→ **Data segment**:
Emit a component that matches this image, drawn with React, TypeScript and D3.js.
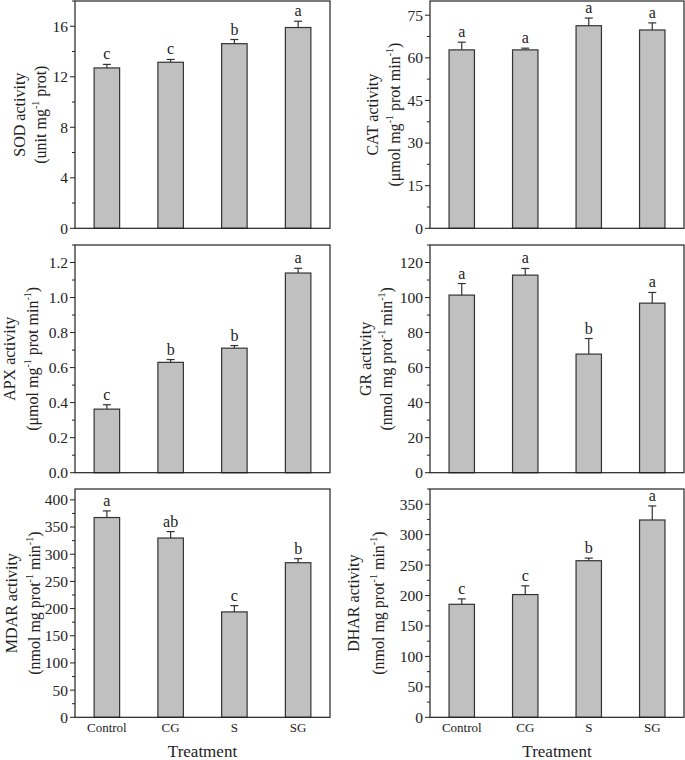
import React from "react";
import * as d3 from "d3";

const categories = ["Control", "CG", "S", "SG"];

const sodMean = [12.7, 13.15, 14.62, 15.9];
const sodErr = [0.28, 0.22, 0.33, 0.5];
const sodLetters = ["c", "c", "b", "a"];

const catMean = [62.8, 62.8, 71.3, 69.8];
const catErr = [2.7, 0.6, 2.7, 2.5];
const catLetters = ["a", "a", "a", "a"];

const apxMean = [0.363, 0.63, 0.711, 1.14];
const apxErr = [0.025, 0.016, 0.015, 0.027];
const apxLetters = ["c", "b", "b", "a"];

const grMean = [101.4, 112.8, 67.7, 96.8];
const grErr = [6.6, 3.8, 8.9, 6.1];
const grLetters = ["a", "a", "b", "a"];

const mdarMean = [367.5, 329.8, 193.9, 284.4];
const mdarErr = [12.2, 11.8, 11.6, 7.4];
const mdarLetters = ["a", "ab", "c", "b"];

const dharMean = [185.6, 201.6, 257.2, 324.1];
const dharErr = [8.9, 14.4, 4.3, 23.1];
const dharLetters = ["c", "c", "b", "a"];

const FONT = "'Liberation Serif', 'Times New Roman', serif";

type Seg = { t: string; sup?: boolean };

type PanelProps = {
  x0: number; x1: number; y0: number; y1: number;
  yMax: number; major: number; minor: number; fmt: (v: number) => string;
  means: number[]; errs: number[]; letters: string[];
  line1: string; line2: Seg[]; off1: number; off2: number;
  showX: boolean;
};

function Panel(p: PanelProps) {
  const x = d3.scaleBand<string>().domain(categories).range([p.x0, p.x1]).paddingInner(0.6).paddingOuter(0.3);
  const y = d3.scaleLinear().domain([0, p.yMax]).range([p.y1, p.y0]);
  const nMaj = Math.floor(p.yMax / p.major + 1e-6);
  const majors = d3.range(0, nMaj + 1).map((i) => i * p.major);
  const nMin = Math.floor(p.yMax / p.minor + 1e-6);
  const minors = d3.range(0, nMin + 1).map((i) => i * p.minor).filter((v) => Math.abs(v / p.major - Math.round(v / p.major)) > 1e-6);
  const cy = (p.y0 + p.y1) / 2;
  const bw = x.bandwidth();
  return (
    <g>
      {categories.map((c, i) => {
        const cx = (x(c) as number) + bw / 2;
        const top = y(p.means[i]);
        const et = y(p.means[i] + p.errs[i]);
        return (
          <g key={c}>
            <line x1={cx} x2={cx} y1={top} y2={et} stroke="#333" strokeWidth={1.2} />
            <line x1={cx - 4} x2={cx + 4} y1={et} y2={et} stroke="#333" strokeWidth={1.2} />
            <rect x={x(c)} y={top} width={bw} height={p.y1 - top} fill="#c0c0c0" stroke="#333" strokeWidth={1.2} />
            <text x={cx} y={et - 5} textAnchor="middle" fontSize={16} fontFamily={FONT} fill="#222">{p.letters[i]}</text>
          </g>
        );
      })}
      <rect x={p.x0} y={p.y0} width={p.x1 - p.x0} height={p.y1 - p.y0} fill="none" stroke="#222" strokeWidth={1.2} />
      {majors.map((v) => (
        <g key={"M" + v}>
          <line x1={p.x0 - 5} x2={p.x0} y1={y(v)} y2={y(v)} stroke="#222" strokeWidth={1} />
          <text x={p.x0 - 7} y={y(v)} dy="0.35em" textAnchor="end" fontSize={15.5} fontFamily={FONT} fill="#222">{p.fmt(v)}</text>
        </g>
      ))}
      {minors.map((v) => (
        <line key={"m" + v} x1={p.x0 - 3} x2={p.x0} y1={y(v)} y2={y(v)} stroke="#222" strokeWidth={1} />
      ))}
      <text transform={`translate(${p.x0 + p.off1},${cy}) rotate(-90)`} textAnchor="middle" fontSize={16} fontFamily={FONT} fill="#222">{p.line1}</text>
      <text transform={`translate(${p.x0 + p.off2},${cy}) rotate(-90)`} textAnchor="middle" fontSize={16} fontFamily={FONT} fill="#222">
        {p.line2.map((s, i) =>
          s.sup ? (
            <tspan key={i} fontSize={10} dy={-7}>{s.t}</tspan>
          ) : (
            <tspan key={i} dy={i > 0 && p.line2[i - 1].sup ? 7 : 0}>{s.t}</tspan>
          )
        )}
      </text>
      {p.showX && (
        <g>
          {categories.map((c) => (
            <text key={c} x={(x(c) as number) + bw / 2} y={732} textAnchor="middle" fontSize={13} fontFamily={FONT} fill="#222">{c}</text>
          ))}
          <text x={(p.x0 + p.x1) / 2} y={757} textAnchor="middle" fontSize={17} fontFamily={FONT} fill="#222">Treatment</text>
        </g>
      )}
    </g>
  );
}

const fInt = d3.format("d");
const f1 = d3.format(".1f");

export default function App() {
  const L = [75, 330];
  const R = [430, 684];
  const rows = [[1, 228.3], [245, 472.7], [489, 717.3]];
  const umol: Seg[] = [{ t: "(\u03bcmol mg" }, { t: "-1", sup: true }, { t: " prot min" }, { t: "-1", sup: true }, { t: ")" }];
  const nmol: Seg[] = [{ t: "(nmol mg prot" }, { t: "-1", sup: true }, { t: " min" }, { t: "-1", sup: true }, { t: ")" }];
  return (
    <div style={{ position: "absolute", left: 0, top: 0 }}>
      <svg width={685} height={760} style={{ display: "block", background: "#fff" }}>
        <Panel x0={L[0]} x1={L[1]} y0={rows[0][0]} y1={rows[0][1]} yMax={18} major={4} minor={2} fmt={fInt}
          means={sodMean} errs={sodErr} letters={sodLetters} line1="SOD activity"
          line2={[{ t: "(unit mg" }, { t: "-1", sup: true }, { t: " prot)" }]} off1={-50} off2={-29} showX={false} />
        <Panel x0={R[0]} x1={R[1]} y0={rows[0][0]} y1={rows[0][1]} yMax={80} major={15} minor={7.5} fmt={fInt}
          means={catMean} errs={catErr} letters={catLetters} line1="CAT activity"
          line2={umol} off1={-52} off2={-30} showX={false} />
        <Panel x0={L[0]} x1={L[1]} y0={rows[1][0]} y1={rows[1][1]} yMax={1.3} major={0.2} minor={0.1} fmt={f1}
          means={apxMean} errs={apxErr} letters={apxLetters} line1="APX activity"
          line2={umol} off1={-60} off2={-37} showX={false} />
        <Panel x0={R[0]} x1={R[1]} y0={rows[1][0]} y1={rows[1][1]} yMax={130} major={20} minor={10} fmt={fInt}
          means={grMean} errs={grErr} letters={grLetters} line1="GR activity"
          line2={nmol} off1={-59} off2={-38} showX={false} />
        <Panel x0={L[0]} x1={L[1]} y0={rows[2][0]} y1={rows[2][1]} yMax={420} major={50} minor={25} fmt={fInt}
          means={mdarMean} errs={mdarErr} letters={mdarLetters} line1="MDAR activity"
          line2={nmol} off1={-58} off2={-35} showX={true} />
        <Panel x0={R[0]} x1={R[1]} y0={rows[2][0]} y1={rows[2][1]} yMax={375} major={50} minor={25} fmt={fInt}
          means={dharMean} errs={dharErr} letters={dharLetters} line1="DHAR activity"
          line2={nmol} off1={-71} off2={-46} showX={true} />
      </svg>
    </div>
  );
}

→ **Required task**: Every line of the material is to be quoted exactly, with no pictures carried over.

→ **Finished task**:
Emit a component that matches this image, drawn with React, TypeScript and D3.js.
import React from "react";
import * as d3 from "d3";

const categories = ["Control", "CG", "S", "SG"];

const sodMean = [12.7, 13.15, 14.62, 15.9];
const sodErr = [0.28, 0.22, 0.33, 0.5];
const sodLetters = ["c", "c", "b", "a"];

const catMean = [62.8, 62.8, 71.3, 69.8];
const catErr = [2.7, 0.6, 2.7, 2.5];
const catLetters = ["a", "a", "a", "a"];

const apxMean = [0.363, 0.63, 0.711, 1.14];
const apxErr = [0.025, 0.016, 0.015, 0.027];
const apxLetters = ["c", "b", "b", "a"];

const grMean = [101.4, 112.8, 67.7, 96.8];
const grErr = [6.6, 3.8, 8.9, 6.1];
const grLetters = ["a", "a", "b", "a"];

const mdarMean = [367.5, 329.8, 193.9, 284.4];
const mdarErr = [12.2, 11.8, 11.6, 7.4];
const mdarLetters = ["a", "ab", "c", "b"];

const dharMean = [185.6, 201.6, 257.2, 324.1];
const dharErr = [8.9, 14.4, 4.3, 23.1];
const dharLetters = ["c", "c", "b", "a"];

const FONT = "'Liberation Serif', 'Times New Roman', serif";

type Seg = { t: string; sup?: boolean };

type PanelProps = {
  x0: number; x1: number; y0: number; y1: number;
  yMax: number; major: number; minor: number; fmt: (v: number) => string;
  means: number[]; errs: number[]; letters: string[];
  line1: string; line2: Seg[]; off1: number; off2: number;
  showX: boolean;
};

function Panel(p: PanelProps) {
  const x = d3.scaleBand<string>().domain(categories).range([p.x0, p.x1]).paddingInner(0.6).paddingOuter(0.3);
  const y = d3.scaleLinear().domain([0, p.yMax]).range([p.y1, p.y0]);
  const nMaj = Math.floor(p.yMax / p.major + 1e-6);
  const majors = d3.range(0, nMaj + 1).map((i) => i * p.major);
  const nMin = Math.floor(p.yMax / p.minor + 1e-6);
  const minors = d3.range(0, nMin + 1).map((i) => i * p.minor).filter((v) => Math.abs(v / p.major - Math.round(v / p.major)) > 1e-6);
  const cy = (p.y0 + p.y1) / 2;
  const bw = x.bandwidth();
  return (
    <g>
      {categories.map((c, i) => {
        const cx = (x(c) as number) + bw / 2;
        const top = y(p.means[i]);
        const et = y(p.means[i] + p.errs[i]);
        return (
          <g key={c}>
            <line x1={cx} x2={cx} y1={top} y2={et} stroke="#333" strokeWidth={1.2} />
            <line x1={cx - 4} x2={cx + 4} y1={et} y2={et} stroke="#333" strokeWidth={1.2} />
            <rect x={x(c)} y={top} width={bw} height={p.y1 - top} fill="#c0c0c0" stroke="#333" strokeWidth={1.2} />
            <text x={cx} y={et - 5} textAnchor="middle" fontSize={16} fontFamily={FONT} fill="#222">{p.letters[i]}</text>
          </g>
        );
      })}
      <rect x={p.x0} y={p.y0} width={p.x1 - p.x0} height={p.y1 - p.y0} fill="none" stroke="#222" strokeWidth={1.2} />
      {majors.map((v) => (
        <g key={"M" + v}>
          <line x1={p.x0 - 5} x2={p.x0} y1={y(v)} y2={y(v)} stroke="#222" strokeWidth={1} />
          <text x={p.x0 - 7} y={y(v)} dy="0.35em" textAnchor="end" fontSize={15.5} fontFamily={FONT} fill="#222">{p.fmt(v)}</text>
        </g>
      ))}
      {minors.map((v) => (
        <line key={"m" + v} x1={p.x0 - 3} x2={p.x0} y1={y(v)} y2={y(v)} stroke="#222" strokeWidth={1} />
      ))}
      <text transform={`translate(${p.x0 + p.off1},${cy}) rotate(-90)`} textAnchor="middle" fontSize={16} fontFamily={FONT} fill="#222">{p.line1}</text>
      <text transform={`translate(${p.x0 + p.off2},${cy}) rotate(-90)`} textAnchor="middle" fontSize={16} fontFamily={FONT} fill="#222">
        {p.line2.map((s, i) =>
          s.sup ? (
            <tspan key={i} fontSize={10} dy={-7}>{s.t}</tspan>
          ) : (
            <tspan key={i} dy={i > 0 && p.line2[i - 1].sup ? 7 : 0}>{s.t}</tspan>
          )
        )}
      </text>
      {p.showX && (
        <g>
          {categories.map((c) => (
            <text key={c} x={(x(c) as number) + bw / 2} y={732} textAnchor="middle" fontSize={13} fontFamily={FONT} fill="#222">{c}</text>
          ))}
          <text x={(p.x0 + p.x1) / 2} y={757} textAnchor="middle" fontSize={17} fontFamily={FONT} fill="#222">Treatment</text>
        </g>
      )}
    </g>
  );
}

const fInt = d3.format("d");
const f1 = d3.format(".1f");

export default function App() {
  const L = [75, 330];
  const R = [430, 684];
  const rows = [[1, 228.3], [245, 472.7], [489, 717.3]];
  const umol: Seg[] = [{ t: "(\u03bcmol mg" }, { t: "-1", sup: true }, { t: " prot min" }, { t: "-1", sup: true }, { t: ")" }];
  const nmol: Seg[] = [{ t: "(nmol mg prot" }, { t: "-1", sup: true }, { t: " min" }, { t: "-1", sup: true }, { t: ")" }];
  return (
    <div style={{ position: "absolute", left: 0, top: 0 }}>
      <svg width={685} height={760} style={{ display: "block", background: "#fff" }}>
        <Panel x0={L[0]} x1={L[1]} y0={rows[0][0]} y1={rows[0][1]} yMax={18} major={4} minor={2} fmt={fInt}
          means={sodMean} errs={sodErr} letters={sodLetters} line1="SOD activity"
          line2={[{ t: "(unit mg" }, { t: "-1", sup: true }, { t: " prot)" }]} off1={-50} off2={-29} showX={false} />
        <Panel x0={R[0]} x1={R[1]} y0={rows[0][0]} y1={rows[0][1]} yMax={80} major={15} minor={7.5} fmt={fInt}
          means={catMean} errs={catErr} letters={catLetters} line1="CAT activity"
          line2={umol} off1={-52} off2={-30} showX={false} />
        <Panel x0={L[0]} x1={L[1]} y0={rows[1][0]} y1={rows[1][1]} yMax={1.3} major={0.2} minor={0.1} fmt={f1}
          means={apxMean} errs={apxErr} letters={apxLetters} line1="APX activity"
          line2={umol} off1={-60} off2={-37} showX={false} />
        <Panel x0={R[0]} x1={R[1]} y0={rows[1][0]} y1={rows[1][1]} yMax={130} major={20} minor={10} fmt={fInt}
          means={grMean} errs={grErr} letters={grLetters} line1="GR activity"
          line2={nmol} off1={-59} off2={-38} showX={false} />
        <Panel x0={L[0]} x1={L[1]} y0={rows[2][0]} y1={rows[2][1]} yMax={420} major={50} minor={25} fmt={fInt}
          means={mdarMean} errs={mdarErr} letters={mdarLetters} line1="MDAR activity"
          line2={nmol} off1={-58} off2={-35} showX={true} />
        <Panel x0={R[0]} x1={R[1]} y0={rows[2][0]} y1={rows[2][1]} yMax={375} major={50} minor={25} fmt={fInt}
          means={dharMean} errs={dharErr} letters={dharLetters} line1="DHAR activity"
          line2={nmol} off1={-71} off2={-46} showX={true} />
      </svg>
    </div>
  );
}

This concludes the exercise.